At some moment it is felt that she have even died at the end because the calmness of the poem suddenly become stagnant... Everything seems to be frozen... Eyes closed waiting and dwelling the pain inside of death rather seems frightful to us....
Emily wrote a marvellous poem regarding feelings of a person at death time.
The speaker's tone is so calm until death does not seem real. If it were not for the spectators, this point of death would be so serene until one would be surprised that any felt sadness enough to weep.
The passage of death has an unsettling, disconnected tone but is not scary or painful. Death is painless. The stillness in the room creates a most peaceful passing. The tone is so calm until the reader does not get upset at the theme of death. Death is as natural as the buzzing of a fly.
The writer, Emily Dickinson, was exposed to death constantly in her earlier years and was traumatized by this.
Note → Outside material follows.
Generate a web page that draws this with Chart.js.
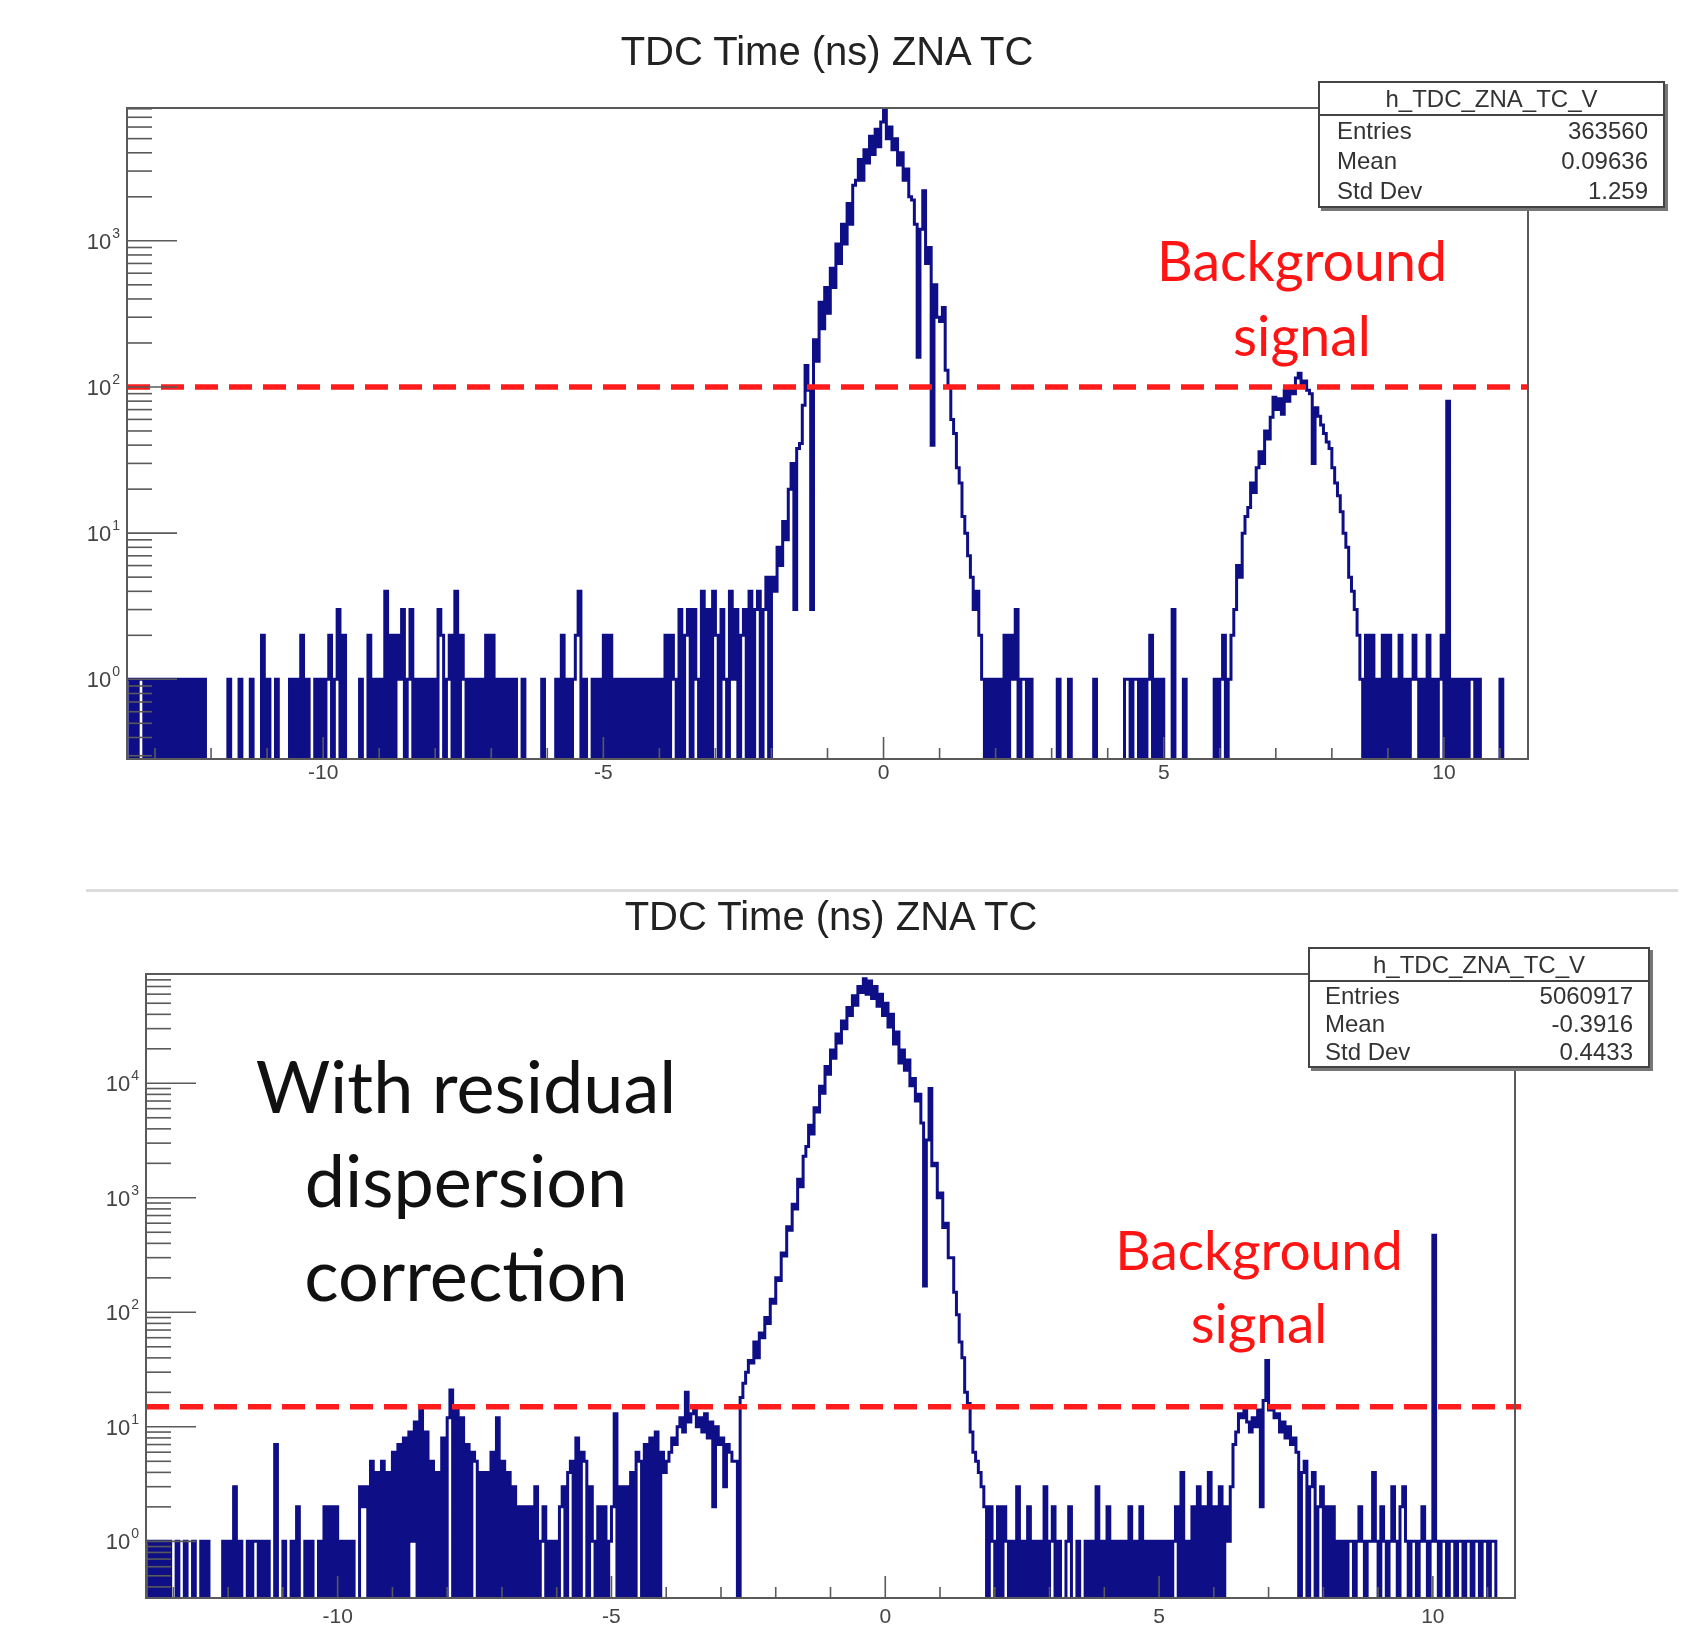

Many of her poems, thus, revolved around the theme of death. In "I heard a Fly buzz - when I died-" the writer has accepted death as a natural progression of life. By welcoming death, the poem's tone becomes calm yet detached in a way. The tone is also somber because of the actions and feelings portrayed by those around her ('The Eyes around - Had wrung them dry' shows the grief that is present at the time of the narrator's death). There is a peaceful mood that is seemingly dignified because of how death is not feared but embraced instead.